Sprechi alimentari, le norme italiane hanno funzionato?
La legge contro gli sprechi alimentari compie un anno: era infatti il 14 settembre del 2016 quando entrava in vigore il provvedimento per favorire le nuove forme di recupero dei prodotti. Ma con quali risultati?
Le differenze rispetto alle altre normative europee sono abbastanza numerose (ad esempio la legge francese contro gli sprechi alimentari punta di più sulle sanzioni, piuttosto che sugli incentivi) ed è dunque difficile compiere un paragone. Inoltre, se è vero che l’obiettivo è quello di diffondere una maggiore sensibilità ambientale, è anche vero che i numeri dello spreco rimangono comunque piuttosto alti, tanto che secondo il rapporto Waste Watcher 2016 (l’Osservatorio nazionale sugli Sprechi, attivo per iniziativa di Last Minute Market) in media ogni italiano butta via ogni mese 2,4 kg di prodotti alimentari e in un anno oltre 8 miliardi di cibo se ne vanno in spazzatura.

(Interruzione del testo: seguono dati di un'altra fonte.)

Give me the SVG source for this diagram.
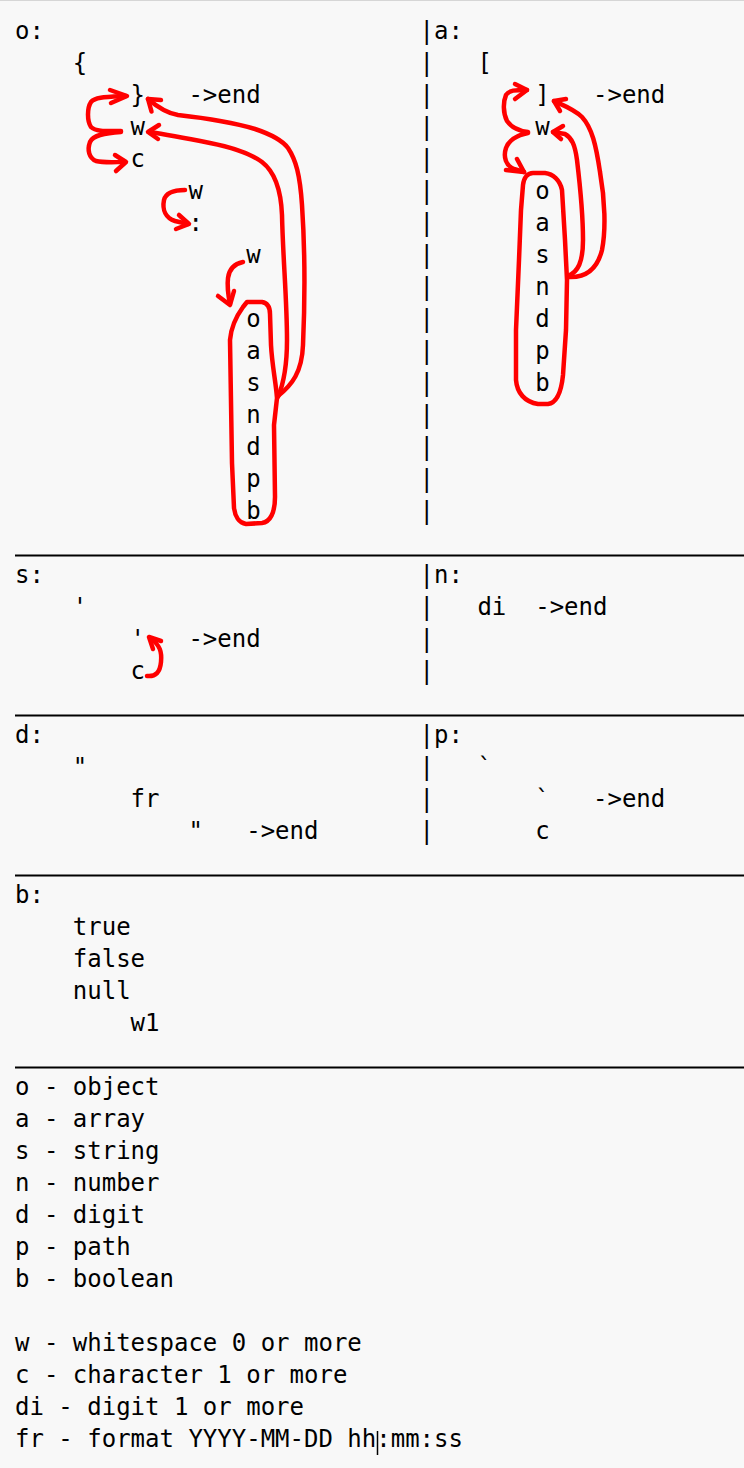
<svg xmlns="http://www.w3.org/2000/svg" width="744" height="1468" viewBox="0 0 744 1468">
<style>
.t{font-family:"DejaVu Sans Mono","Liberation Mono",monospace;font-size:24px;fill:#000}
.rule{stroke:#000;stroke-width:2}
.red{fill:none;stroke:#ff0000;stroke-width:4.5;stroke-linecap:round;stroke-linejoin:round}
</style>
<rect x="0" y="0" width="744" height="1468" fill="#f8f8f8"/>
<line x1="0" y1="0.5" x2="744" y2="0.5" stroke="#d6d6d6" stroke-width="1"/>

<g id="section-o">
<text class="t" x="15" y="39">o:</text>
<text class="t" x="72.8" y="71">{</text>
<text class="t" x="130.6" y="103">}</text>
<text class="t" x="188.4" y="103">-&gt;end</text>
<text class="t" x="130.6" y="135">w</text>
<text class="t" x="130.6" y="167">c</text>
<text class="t" x="188.4" y="199">w</text>
<text class="t" x="188.4" y="231">:</text>
<text class="t" x="246.2" y="263">w</text>
<text class="t" x="246.2" y="327">o</text>
<text class="t" x="246.2" y="359">a</text>
<text class="t" x="246.2" y="391">s</text>
<text class="t" x="246.2" y="423">n</text>
<text class="t" x="246.2" y="455">d</text>
<text class="t" x="246.2" y="487">p</text>
<text class="t" x="246.2" y="519">b</text>
</g>

<g id="section-a">
<text class="t" x="419.6" y="39">|a:</text>
<text class="t" x="477.4" y="71">[</text>
<text class="t" x="535.2" y="103">]</text>
<text class="t" x="593" y="103">-&gt;end</text>
<text class="t" x="535.2" y="135">w</text>
<text class="t" x="535.2" y="199">o</text>
<text class="t" x="535.2" y="231">a</text>
<text class="t" x="535.2" y="263">s</text>
<text class="t" x="535.2" y="295">n</text>
<text class="t" x="535.2" y="327">d</text>
<text class="t" x="535.2" y="359">p</text>
<text class="t" x="535.2" y="391">b</text>
</g>

<g id="divider-1">
<text class="t" x="419.6" y="71">|</text>
<text class="t" x="419.6" y="103">|</text>
<text class="t" x="419.6" y="135">|</text>
<text class="t" x="419.6" y="167">|</text>
<text class="t" x="419.6" y="199">|</text>
<text class="t" x="419.6" y="231">|</text>
<text class="t" x="419.6" y="263">|</text>
<text class="t" x="419.6" y="295">|</text>
<text class="t" x="419.6" y="327">|</text>
<text class="t" x="419.6" y="359">|</text>
<text class="t" x="419.6" y="391">|</text>
<text class="t" x="419.6" y="423">|</text>
<text class="t" x="419.6" y="455">|</text>
<text class="t" x="419.6" y="487">|</text>
<text class="t" x="419.6" y="519">|</text>
</g>

<g id="rules">
<line class="rule" x1="15" y1="555.5" x2="744" y2="555.5"/>
<line class="rule" x1="15" y1="715.5" x2="744" y2="715.5"/>
<line class="rule" x1="15" y1="875.5" x2="744" y2="875.5"/>
<line class="rule" x1="15" y1="1067.5" x2="744" y2="1067.5"/>
</g>

<g id="section-s">
<text class="t" x="15" y="583">s:</text>
<text class="t" x="72.8" y="615">'</text>
<text class="t" x="130.6" y="647">'</text>
<text class="t" x="188.4" y="647">-&gt;end</text>
<text class="t" x="130.6" y="679">c</text>
</g>

<g id="section-n">
<text class="t" x="419.6" y="583">|n:</text>
<text class="t" x="419.6" y="615">|</text>
<text class="t" x="477.4" y="615">di</text>
<text class="t" x="535.2" y="615">-&gt;end</text>
<text class="t" x="419.6" y="647">|</text>
<text class="t" x="419.6" y="679">|</text>
</g>

<g id="section-d">
<text class="t" x="15" y="743">d:</text>
<text class="t" x="72.8" y="775">"</text>
<text class="t" x="130.6" y="807">fr</text>
<text class="t" x="188.4" y="839">"</text>
<text class="t" x="246.2" y="839">-&gt;end</text>
</g>

<g id="section-p">
<text class="t" x="419.6" y="743">|p:</text>
<text class="t" x="419.6" y="775">|</text>
<text class="t" x="477.4" y="775">`</text>
<text class="t" x="419.6" y="807">|</text>
<text class="t" x="535.2" y="807">`</text>
<text class="t" x="593" y="807">-&gt;end</text>
<text class="t" x="419.6" y="839">|</text>
<text class="t" x="535.2" y="839">c</text>
</g>

<g id="section-b">
<text class="t" x="15" y="903">b:</text>
<text class="t" x="72.8" y="935">true</text>
<text class="t" x="72.8" y="967">false</text>
<text class="t" x="72.8" y="999">null</text>
<text class="t" x="130.6" y="1031">w1</text>
</g>

<g id="legend">
<text class="t" x="15" y="1095">o - object</text>
<text class="t" x="15" y="1127">a - array</text>
<text class="t" x="15" y="1159">s - string</text>
<text class="t" x="15" y="1191">n - number</text>
<text class="t" x="15" y="1223">d - digit</text>
<text class="t" x="15" y="1255">p - path</text>
<text class="t" x="15" y="1287">b - boolean</text>
<text class="t" x="15" y="1351">w - whitespace 0 or more</text>
<text class="t" x="15" y="1383">c - character 1 or more</text>
<text class="t" x="15" y="1415">di - digit 1 or more</text>
<text class="t" x="15" y="1447">fr - format YYYY-MM-DD hh:mm:ss</text>
<line x1="377.5" y1="1431" x2="377.5" y2="1455" stroke="#000" stroke-width="1.5"/>
</g>

<g id="connectors">
<!-- object: w -> } -->
<path class="red" d="M121,131 C108,131 96,132 91,127 C87,121 87,108 91,102 C95,97 105,97 126,96"/>
<path class="red" d="M110,90 L127,96 L111,103"/>
<!-- object: w -> c -->
<path class="red" d="M121,132 C105,133 93,135 90,142 C87,150 89,158 96,161 C104,163 115,162 125,162"/>
<path class="red" d="M115,155 L126,162 L116,171"/>
<!-- object: w -> : -->
<path class="red" d="M185,190 C175,190 166,192 164,200 C162,210 166,218 175,221 L188,224"/>
<path class="red" d="M179,215 L189,224 L176,229"/>
<!-- object: w -> value group -->
<path class="red" d="M243,262 C234,264 229,270 228,278 C227,286 228,294 230,304"/>
<path class="red" d="M218,296 L230,305 L234,291"/>
<!-- object: value group outline -->
<path class="red" d="M247,302 L262,302 C268,303 270,307 270,314 L271,345 C272,365 276,383 277,398 L274,425 L275,497 C275,513 270,522 262,523 L246,524 C239,523 235,516 234,508 L232,463 L230,340 C231,328 235,318 243,307 Z"/>
<!-- object: value -> w -->
<path class="red" d="M278,397 C283,385 287,365 287,340 C287,300 283,260 282,215 C281,190 275,172 262,162 C250,153 230,147 210,143 C190,139 170,135 149,132"/>
<path class="red" d="M159,125 L148,132 L158,139"/>
<!-- object: value -> } -->
<path class="red" d="M278,396 C292,385 302,372 303,345 C305,300 305,250 302,205 C300,175 296,160 288,148 C282,140 270,134 255,129 C235,123 205,118 178,115 C165,113 155,105 148,99"/>
<path class="red" d="M161,100 L148,99 L151.5,111.5"/>

<!-- array: w -> ] -->
<path class="red" d="M528,132 C520,131 512,128 507,121 C503,113 503,102 506,95 C509,90 515,90 527,90"/>
<path class="red" d="M515,84 L527,90 L515,99"/>
<!-- array: w -> value group -->
<path class="red" d="M528,133 C518,135 509,140 506,148 C503,157 506,166 514,169 L524,172"/>
<path class="red" d="M517,159 L524,172 L506,170"/>
<!-- array: value group outline -->
<path class="red" d="M533,173 L545,173 C553,174 560,180 562,190 L565,240 L567,280 L566,330 L563,375 C561,395 556,403 548,404 L538,404 C525,402 517,393 516,380 L516,330 L519,260 L521,210 L523,185 C524,177 528,173 533,173 Z"/>
<!-- array: value -> w -->
<path class="red" d="M568,276 C578,272 583,262 583,240 C583,215 580,185 577,160 C575,145 572,138 565,134 L553,132"/>
<path class="red" d="M563,126 L553,132 L561,139"/>
<!-- array: value -> ] -->
<path class="red" d="M568,277 C585,278 597,270 602,250 C606,230 605,200 600,172 C596,145 592,128 582,117 C575,110 565,106 554,101"/>
<path class="red" d="M566,99 L554,101 L560,111"/>

<!-- string: c -> ' -->
<path class="red" d="M147,676 C156,677 160,672 161,662 C162,652 160,645 151,639"/>
<path class="red" d="M161,641 L149,637 L153,649"/>
</g>
</svg>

Ad ogni modo, i proponenti di quel provvedimento non hanno dubbi e, a un anno dall’entrata in vigore, il bilancio può certamente dirsi positivo. “La legge italiana è diventata un modello anche per gli altri Paesi europei – dice infatti alla stampa nazionale la deputata dem Maria Chiara Gadda, responsabile del dipartimento Spreco alimentare dell’esecutivo Pd e promotrice del provvedimento - le donazioni da parte di imprese impegnate in vari settori della intera filiera economica sono sensibilmente aumentate grazie ad una maggiore semplificazione burocratica e a puntuali disposizioni fiscali che incentivano chi sceglie di erogare beni a titolo gratuito”.
Il dato è stato altresì confermato dalle associazioni di volontariato, che hanno notato un incremento nel numero di beni erogati gratuitamente per quantità e tipologia. La fondazione Banco alimentare, ad esempio, stima un aumento del 20% del recupero delle eccedenze dalla grande distribuzione da settembre 2016 a settembre 2017, grazie ad un incremento dei volumi delle donazioni e una crescita dei punti vendita.